— WHAT THE TASK REQUIRES —
Exclude images, then output the remaining data verbatim.

++++++++

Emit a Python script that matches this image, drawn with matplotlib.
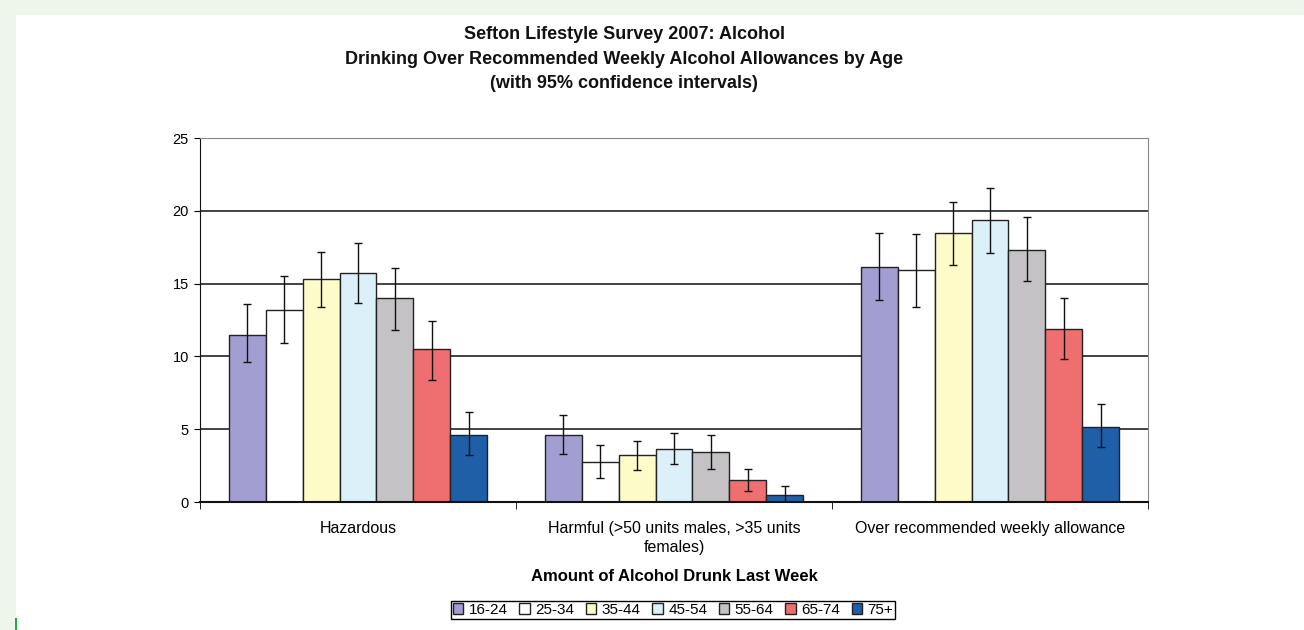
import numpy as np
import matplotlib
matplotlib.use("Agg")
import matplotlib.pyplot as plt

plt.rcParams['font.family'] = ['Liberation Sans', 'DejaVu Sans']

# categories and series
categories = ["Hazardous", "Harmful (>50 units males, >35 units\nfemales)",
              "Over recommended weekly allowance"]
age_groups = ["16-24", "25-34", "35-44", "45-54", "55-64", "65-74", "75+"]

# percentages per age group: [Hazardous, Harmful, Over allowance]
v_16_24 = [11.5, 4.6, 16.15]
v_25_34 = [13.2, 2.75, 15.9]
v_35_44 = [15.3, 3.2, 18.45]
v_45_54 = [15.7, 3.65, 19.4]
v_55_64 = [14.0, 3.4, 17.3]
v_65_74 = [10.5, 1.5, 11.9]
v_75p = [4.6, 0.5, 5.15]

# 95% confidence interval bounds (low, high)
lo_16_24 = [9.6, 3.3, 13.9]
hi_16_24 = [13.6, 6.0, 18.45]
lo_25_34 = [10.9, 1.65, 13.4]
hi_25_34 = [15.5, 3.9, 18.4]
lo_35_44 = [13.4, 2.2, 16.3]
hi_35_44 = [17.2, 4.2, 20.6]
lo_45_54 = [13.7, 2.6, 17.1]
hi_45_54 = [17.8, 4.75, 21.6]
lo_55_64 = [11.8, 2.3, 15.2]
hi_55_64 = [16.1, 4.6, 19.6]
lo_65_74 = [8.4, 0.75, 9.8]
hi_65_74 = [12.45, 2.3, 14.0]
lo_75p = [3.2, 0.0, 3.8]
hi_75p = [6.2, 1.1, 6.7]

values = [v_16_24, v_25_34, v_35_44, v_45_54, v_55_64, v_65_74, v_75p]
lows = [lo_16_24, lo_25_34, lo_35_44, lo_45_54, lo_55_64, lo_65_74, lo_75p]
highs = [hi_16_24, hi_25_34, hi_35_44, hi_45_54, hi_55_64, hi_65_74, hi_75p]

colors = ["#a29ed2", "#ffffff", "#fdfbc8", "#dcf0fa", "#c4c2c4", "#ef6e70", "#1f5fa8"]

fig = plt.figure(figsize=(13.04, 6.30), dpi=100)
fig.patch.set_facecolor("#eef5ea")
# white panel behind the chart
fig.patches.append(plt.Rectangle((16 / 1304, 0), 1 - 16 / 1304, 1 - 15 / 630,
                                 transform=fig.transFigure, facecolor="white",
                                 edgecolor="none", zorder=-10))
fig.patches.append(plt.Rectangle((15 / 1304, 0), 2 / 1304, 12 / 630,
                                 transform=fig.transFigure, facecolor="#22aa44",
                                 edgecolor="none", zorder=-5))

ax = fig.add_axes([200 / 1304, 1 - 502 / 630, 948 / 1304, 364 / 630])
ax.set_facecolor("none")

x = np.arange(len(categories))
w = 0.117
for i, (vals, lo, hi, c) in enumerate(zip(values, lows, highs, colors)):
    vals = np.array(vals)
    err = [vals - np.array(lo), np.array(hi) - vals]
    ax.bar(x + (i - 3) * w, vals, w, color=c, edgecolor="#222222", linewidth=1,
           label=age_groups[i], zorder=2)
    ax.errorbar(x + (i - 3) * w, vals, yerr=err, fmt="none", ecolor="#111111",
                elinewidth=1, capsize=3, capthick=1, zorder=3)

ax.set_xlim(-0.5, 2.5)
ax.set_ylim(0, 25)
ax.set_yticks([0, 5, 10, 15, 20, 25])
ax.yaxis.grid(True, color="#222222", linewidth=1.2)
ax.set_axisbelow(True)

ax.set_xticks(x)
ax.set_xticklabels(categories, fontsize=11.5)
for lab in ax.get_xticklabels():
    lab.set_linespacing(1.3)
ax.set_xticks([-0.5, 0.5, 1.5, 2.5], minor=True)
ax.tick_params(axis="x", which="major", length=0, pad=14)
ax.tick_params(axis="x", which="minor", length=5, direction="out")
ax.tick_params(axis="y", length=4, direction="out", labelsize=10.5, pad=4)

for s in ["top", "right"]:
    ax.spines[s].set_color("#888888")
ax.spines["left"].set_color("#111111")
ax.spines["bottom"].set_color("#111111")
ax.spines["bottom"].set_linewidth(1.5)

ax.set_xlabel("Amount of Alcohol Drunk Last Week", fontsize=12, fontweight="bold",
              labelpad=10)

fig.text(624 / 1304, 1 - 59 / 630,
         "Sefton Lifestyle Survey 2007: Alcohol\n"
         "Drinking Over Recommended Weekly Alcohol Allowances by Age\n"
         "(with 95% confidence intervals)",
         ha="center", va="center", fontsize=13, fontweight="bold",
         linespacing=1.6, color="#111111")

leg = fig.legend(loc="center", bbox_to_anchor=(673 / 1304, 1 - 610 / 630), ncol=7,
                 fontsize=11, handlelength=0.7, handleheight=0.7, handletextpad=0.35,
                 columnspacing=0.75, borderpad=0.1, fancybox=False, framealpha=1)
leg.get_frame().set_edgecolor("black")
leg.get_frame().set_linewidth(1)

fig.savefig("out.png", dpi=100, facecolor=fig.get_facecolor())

++++++++

— ANSWER TO THIS PROBLEM —
Emit a Python script that matches this image, drawn with matplotlib.
import numpy as np
import matplotlib
matplotlib.use("Agg")
import matplotlib.pyplot as plt

plt.rcParams['font.family'] = ['Liberation Sans', 'DejaVu Sans']

# categories and series
categories = ["Hazardous", "Harmful (>50 units males, >35 units\nfemales)",
              "Over recommended weekly allowance"]
age_groups = ["16-24", "25-34", "35-44", "45-54", "55-64", "65-74", "75+"]

# percentages per age group: [Hazardous, Harmful, Over allowance]
v_16_24 = [11.5, 4.6, 16.15]
v_25_34 = [13.2, 2.75, 15.9]
v_35_44 = [15.3, 3.2, 18.45]
v_45_54 = [15.7, 3.65, 19.4]
v_55_64 = [14.0, 3.4, 17.3]
v_65_74 = [10.5, 1.5, 11.9]
v_75p = [4.6, 0.5, 5.15]

# 95% confidence interval bounds (low, high)
lo_16_24 = [9.6, 3.3, 13.9]
hi_16_24 = [13.6, 6.0, 18.45]
lo_25_34 = [10.9, 1.65, 13.4]
hi_25_34 = [15.5, 3.9, 18.4]
lo_35_44 = [13.4, 2.2, 16.3]
hi_35_44 = [17.2, 4.2, 20.6]
lo_45_54 = [13.7, 2.6, 17.1]
hi_45_54 = [17.8, 4.75, 21.6]
lo_55_64 = [11.8, 2.3, 15.2]
hi_55_64 = [16.1, 4.6, 19.6]
lo_65_74 = [8.4, 0.75, 9.8]
hi_65_74 = [12.45, 2.3, 14.0]
lo_75p = [3.2, 0.0, 3.8]
hi_75p = [6.2, 1.1, 6.7]

values = [v_16_24, v_25_34, v_35_44, v_45_54, v_55_64, v_65_74, v_75p]
lows = [lo_16_24, lo_25_34, lo_35_44, lo_45_54, lo_55_64, lo_65_74, lo_75p]
highs = [hi_16_24, hi_25_34, hi_35_44, hi_45_54, hi_55_64, hi_65_74, hi_75p]

colors = ["#a29ed2", "#ffffff", "#fdfbc8", "#dcf0fa", "#c4c2c4", "#ef6e70", "#1f5fa8"]

fig = plt.figure(figsize=(13.04, 6.30), dpi=100)
fig.patch.set_facecolor("#eef5ea")
# white panel behind the chart
fig.patches.append(plt.Rectangle((16 / 1304, 0), 1 - 16 / 1304, 1 - 15 / 630,
                                 transform=fig.transFigure, facecolor="white",
                                 edgecolor="none", zorder=-10))
fig.patches.append(plt.Rectangle((15 / 1304, 0), 2 / 1304, 12 / 630,
                                 transform=fig.transFigure, facecolor="#22aa44",
                                 edgecolor="none", zorder=-5))

ax = fig.add_axes([200 / 1304, 1 - 502 / 630, 948 / 1304, 364 / 630])
ax.set_facecolor("none")

x = np.arange(len(categories))
w = 0.117
for i, (vals, lo, hi, c) in enumerate(zip(values, lows, highs, colors)):
    vals = np.array(vals)
    err = [vals - np.array(lo), np.array(hi) - vals]
    ax.bar(x + (i - 3) * w, vals, w, color=c, edgecolor="#222222", linewidth=1,
           label=age_groups[i], zorder=2)
    ax.errorbar(x + (i - 3) * w, vals, yerr=err, fmt="none", ecolor="#111111",
                elinewidth=1, capsize=3, capthick=1, zorder=3)

ax.set_xlim(-0.5, 2.5)
ax.set_ylim(0, 25)
ax.set_yticks([0, 5, 10, 15, 20, 25])
ax.yaxis.grid(True, color="#222222", linewidth=1.2)
ax.set_axisbelow(True)

ax.set_xticks(x)
ax.set_xticklabels(categories, fontsize=11.5)
for lab in ax.get_xticklabels():
    lab.set_linespacing(1.3)
ax.set_xticks([-0.5, 0.5, 1.5, 2.5], minor=True)
ax.tick_params(axis="x", which="major", length=0, pad=14)
ax.tick_params(axis="x", which="minor", length=5, direction="out")
ax.tick_params(axis="y", length=4, direction="out", labelsize=10.5, pad=4)

for s in ["top", "right"]:
    ax.spines[s].set_color("#888888")
ax.spines["left"].set_color("#111111")
ax.spines["bottom"].set_color("#111111")
ax.spines["bottom"].set_linewidth(1.5)

ax.set_xlabel("Amount of Alcohol Drunk Last Week", fontsize=12, fontweight="bold",
              labelpad=10)

fig.text(624 / 1304, 1 - 59 / 630,
         "Sefton Lifestyle Survey 2007: Alcohol\n"
         "Drinking Over Recommended Weekly Alcohol Allowances by Age\n"
         "(with 95% confidence intervals)",
         ha="center", va="center", fontsize=13, fontweight="bold",
         linespacing=1.6, color="#111111")

leg = fig.legend(loc="center", bbox_to_anchor=(673 / 1304, 1 - 610 / 630), ncol=7,
                 fontsize=11, handlelength=0.7, handleheight=0.7, handletextpad=0.35,
                 columnspacing=0.75, borderpad=0.1, fancybox=False, framealpha=1)
leg.get_frame().set_edgecolor("black")
leg.get_frame().set_linewidth(1)

fig.savefig("out.png", dpi=100, facecolor=fig.get_facecolor())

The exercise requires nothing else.